## Problem requirements:
Pull every line containing "that" from the entries.

## Records shown:
|---|

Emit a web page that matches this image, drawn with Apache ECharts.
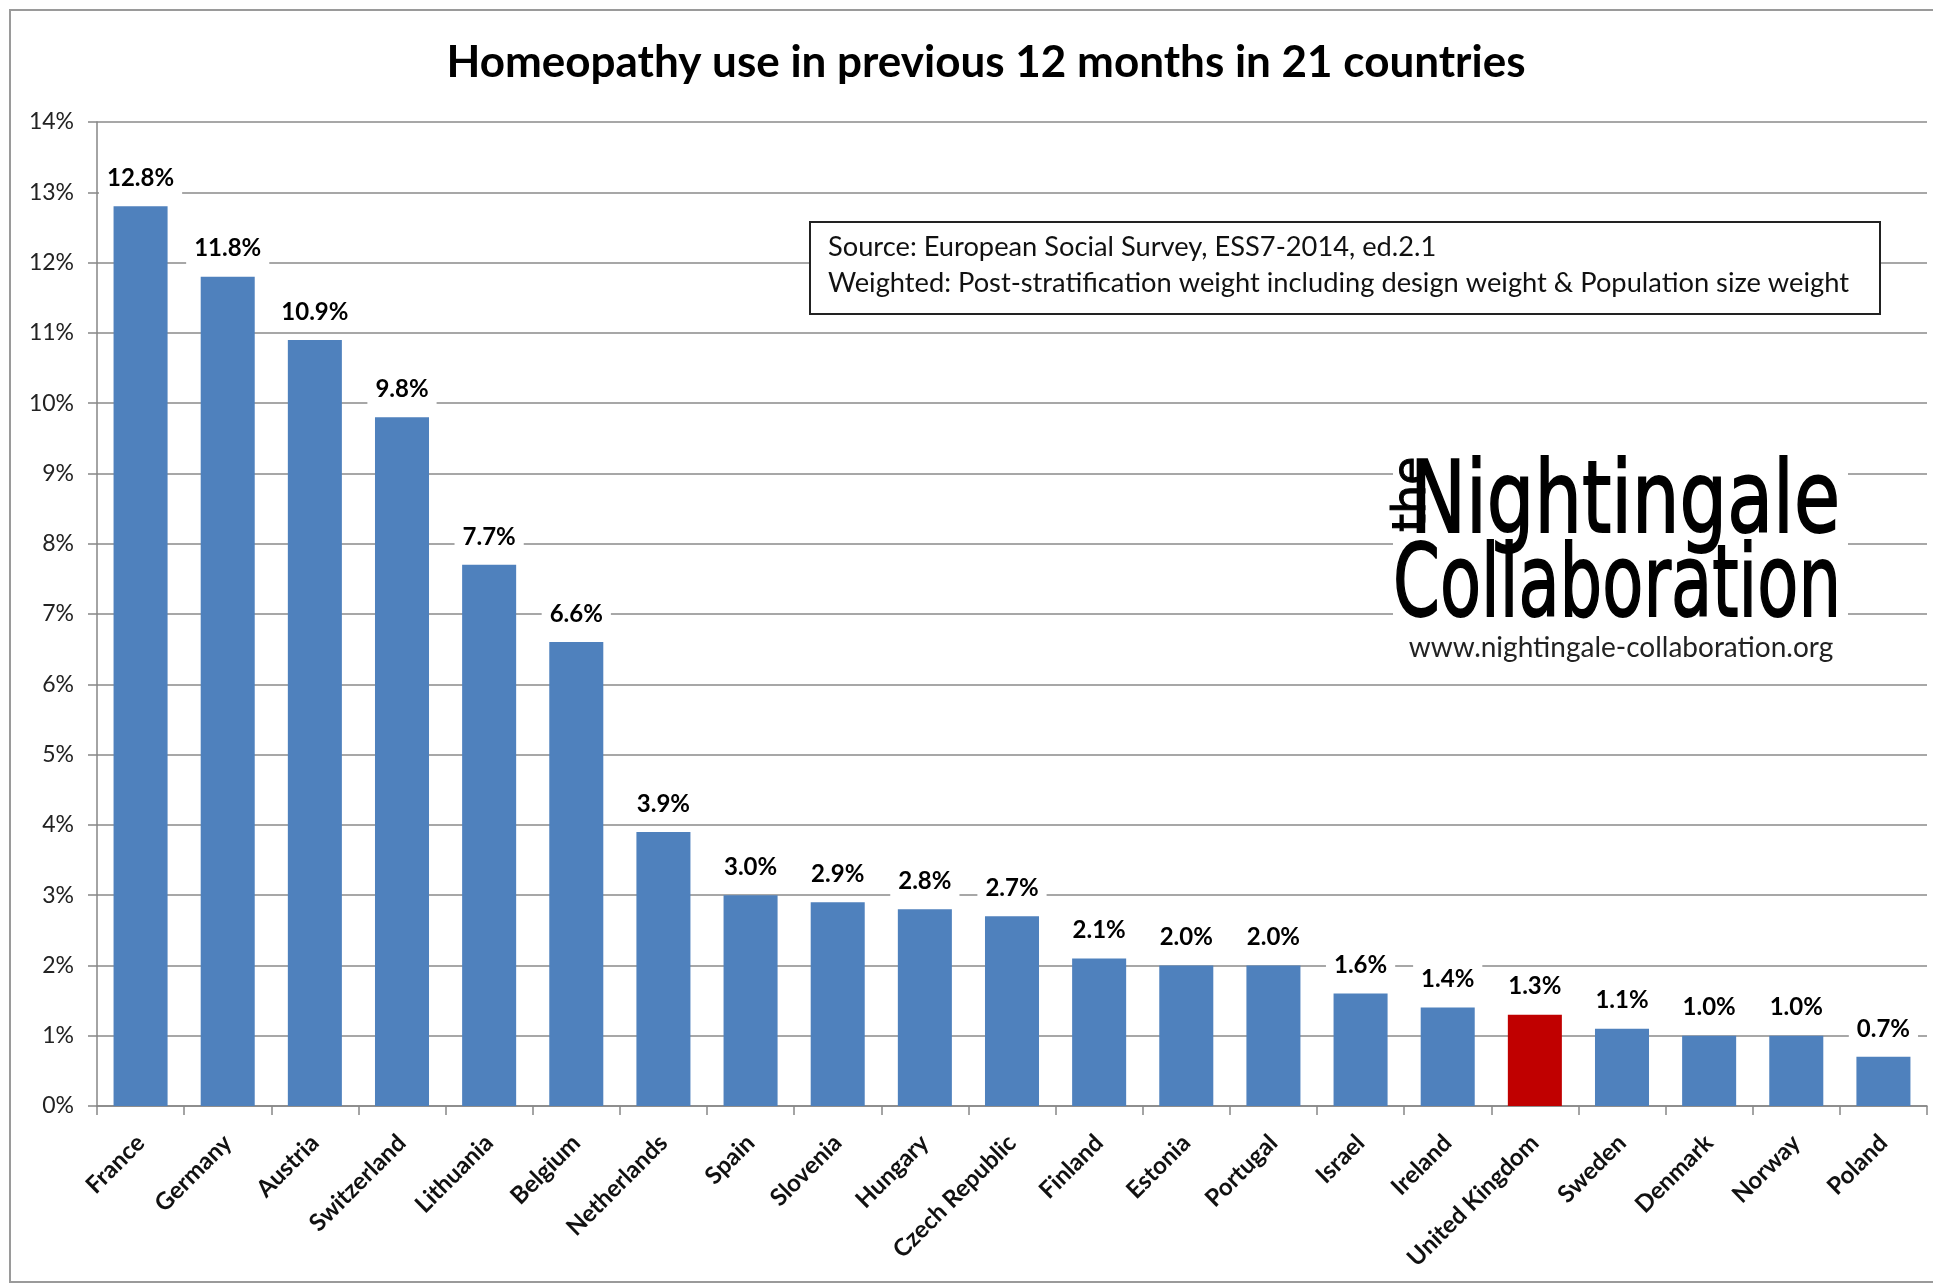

|---|

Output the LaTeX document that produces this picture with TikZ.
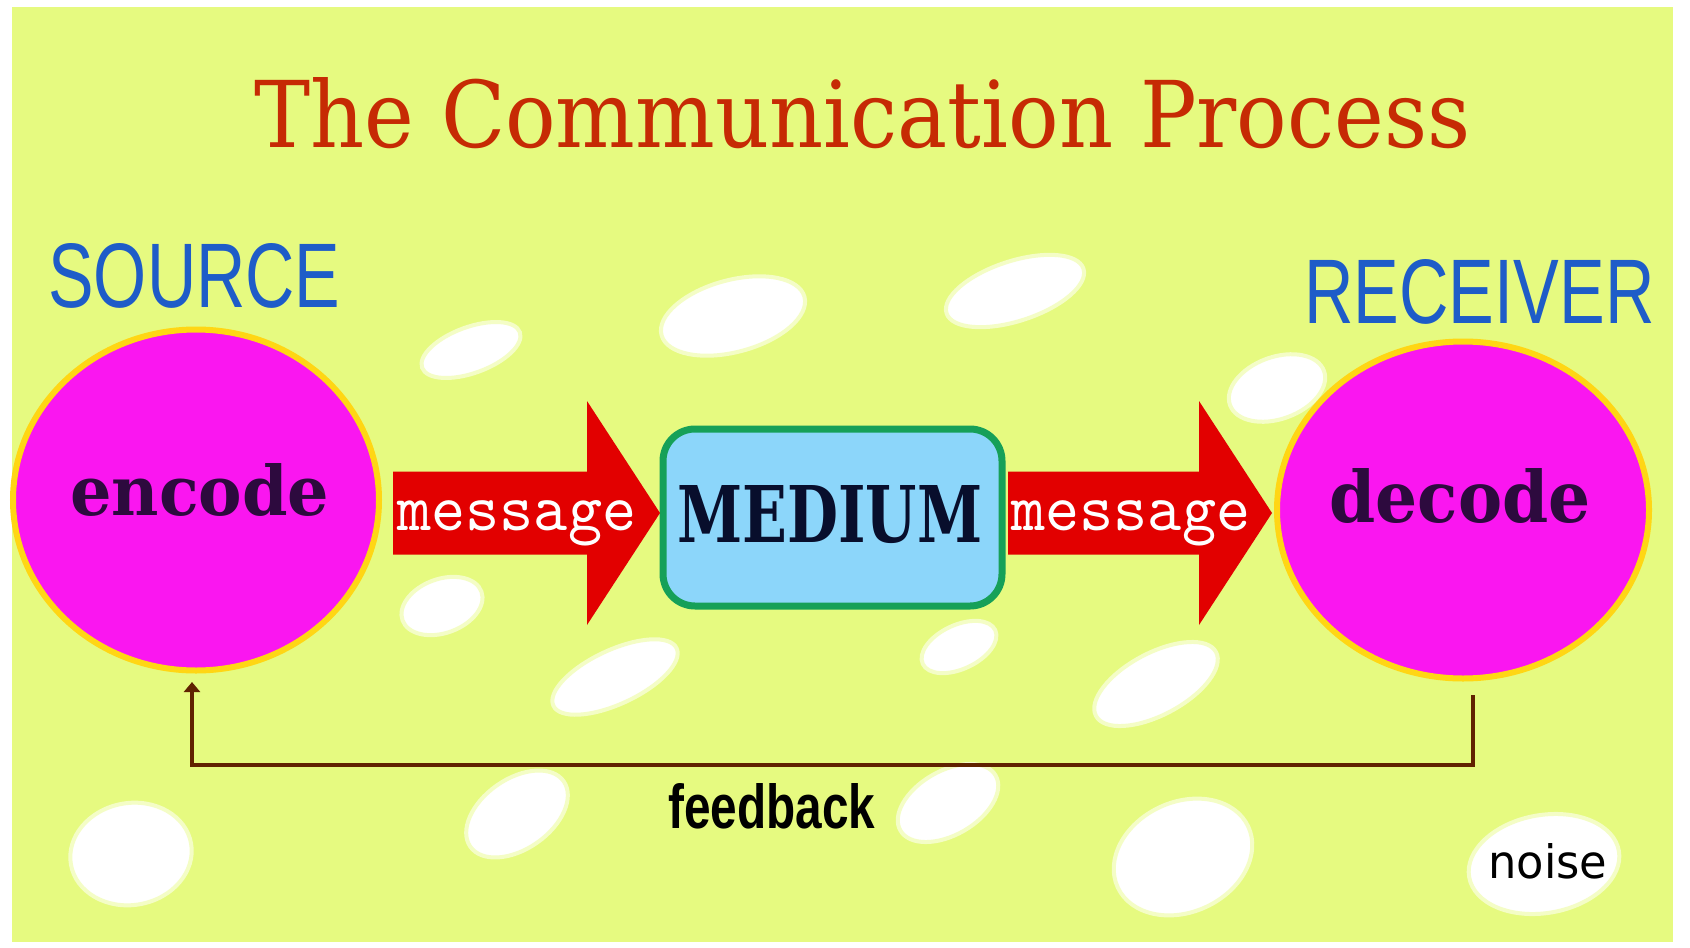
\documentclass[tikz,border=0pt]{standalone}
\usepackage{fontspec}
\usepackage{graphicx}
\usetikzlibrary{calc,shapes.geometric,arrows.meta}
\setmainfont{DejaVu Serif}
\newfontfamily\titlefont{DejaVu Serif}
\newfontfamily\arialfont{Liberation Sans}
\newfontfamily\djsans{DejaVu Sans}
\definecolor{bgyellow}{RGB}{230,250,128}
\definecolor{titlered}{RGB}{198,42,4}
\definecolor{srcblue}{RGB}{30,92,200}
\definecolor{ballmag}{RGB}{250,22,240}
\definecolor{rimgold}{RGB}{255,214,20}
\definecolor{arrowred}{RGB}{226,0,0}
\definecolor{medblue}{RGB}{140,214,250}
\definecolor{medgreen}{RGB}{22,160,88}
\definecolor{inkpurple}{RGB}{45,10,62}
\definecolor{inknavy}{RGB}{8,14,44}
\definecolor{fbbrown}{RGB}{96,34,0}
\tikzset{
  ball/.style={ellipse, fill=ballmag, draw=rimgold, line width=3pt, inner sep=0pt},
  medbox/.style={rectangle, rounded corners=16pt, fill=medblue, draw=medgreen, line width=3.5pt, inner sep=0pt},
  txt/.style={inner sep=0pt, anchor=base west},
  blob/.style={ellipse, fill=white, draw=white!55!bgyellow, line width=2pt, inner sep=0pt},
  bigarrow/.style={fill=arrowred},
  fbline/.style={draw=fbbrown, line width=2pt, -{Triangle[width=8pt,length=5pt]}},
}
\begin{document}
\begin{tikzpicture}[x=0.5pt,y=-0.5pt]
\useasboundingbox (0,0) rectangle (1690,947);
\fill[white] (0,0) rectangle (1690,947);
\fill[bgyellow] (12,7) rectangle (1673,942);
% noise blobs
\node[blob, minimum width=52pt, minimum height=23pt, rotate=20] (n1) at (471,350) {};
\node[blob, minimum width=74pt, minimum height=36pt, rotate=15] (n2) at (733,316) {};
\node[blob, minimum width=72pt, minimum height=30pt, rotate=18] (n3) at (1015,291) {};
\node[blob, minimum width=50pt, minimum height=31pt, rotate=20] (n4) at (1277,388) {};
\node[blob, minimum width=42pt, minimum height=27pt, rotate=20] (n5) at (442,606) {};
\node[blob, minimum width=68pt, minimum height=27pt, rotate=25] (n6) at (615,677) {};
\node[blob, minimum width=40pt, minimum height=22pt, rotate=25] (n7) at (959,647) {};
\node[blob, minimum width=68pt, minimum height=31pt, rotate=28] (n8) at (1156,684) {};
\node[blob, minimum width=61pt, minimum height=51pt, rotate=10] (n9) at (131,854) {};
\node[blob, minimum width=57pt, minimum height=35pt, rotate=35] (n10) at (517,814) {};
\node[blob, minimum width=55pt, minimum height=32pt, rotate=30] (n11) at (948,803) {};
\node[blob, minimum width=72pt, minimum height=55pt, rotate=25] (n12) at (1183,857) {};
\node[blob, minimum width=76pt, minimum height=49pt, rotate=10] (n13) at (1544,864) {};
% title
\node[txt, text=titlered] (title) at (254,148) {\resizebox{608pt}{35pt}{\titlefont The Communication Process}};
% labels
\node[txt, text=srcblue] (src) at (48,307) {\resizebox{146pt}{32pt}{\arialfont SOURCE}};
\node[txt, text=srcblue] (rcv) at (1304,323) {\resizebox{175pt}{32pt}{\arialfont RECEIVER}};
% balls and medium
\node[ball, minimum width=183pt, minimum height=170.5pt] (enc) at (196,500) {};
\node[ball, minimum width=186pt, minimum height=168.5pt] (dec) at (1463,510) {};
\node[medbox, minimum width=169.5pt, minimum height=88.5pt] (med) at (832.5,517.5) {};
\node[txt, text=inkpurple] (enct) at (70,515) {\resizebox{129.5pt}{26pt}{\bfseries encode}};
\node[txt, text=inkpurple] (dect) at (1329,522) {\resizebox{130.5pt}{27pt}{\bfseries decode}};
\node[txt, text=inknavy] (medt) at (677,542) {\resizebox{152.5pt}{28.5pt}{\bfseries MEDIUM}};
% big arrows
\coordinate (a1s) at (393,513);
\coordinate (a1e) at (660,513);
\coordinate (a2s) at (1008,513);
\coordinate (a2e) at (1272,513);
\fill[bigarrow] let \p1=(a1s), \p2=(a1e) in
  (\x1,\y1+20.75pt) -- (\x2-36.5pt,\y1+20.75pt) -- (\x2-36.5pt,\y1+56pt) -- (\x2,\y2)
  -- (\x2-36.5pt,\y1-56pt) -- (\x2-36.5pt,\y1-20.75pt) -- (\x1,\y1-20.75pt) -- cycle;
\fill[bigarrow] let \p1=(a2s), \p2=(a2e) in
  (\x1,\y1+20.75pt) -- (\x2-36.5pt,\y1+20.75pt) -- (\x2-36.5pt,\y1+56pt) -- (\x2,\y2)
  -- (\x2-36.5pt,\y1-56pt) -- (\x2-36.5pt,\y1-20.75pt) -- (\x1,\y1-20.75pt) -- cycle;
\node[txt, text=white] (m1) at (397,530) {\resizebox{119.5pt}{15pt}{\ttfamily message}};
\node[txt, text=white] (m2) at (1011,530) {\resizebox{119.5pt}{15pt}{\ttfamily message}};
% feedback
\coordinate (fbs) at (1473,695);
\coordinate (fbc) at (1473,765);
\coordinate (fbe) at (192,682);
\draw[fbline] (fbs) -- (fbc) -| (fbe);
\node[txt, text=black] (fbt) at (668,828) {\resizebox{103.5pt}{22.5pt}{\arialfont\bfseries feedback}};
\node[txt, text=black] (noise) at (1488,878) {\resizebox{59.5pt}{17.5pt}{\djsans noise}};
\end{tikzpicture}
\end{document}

|---|

## Correct output:
Emit a web page that matches this image, drawn with Apache ECharts.
Output the LaTeX document that produces this picture with TikZ.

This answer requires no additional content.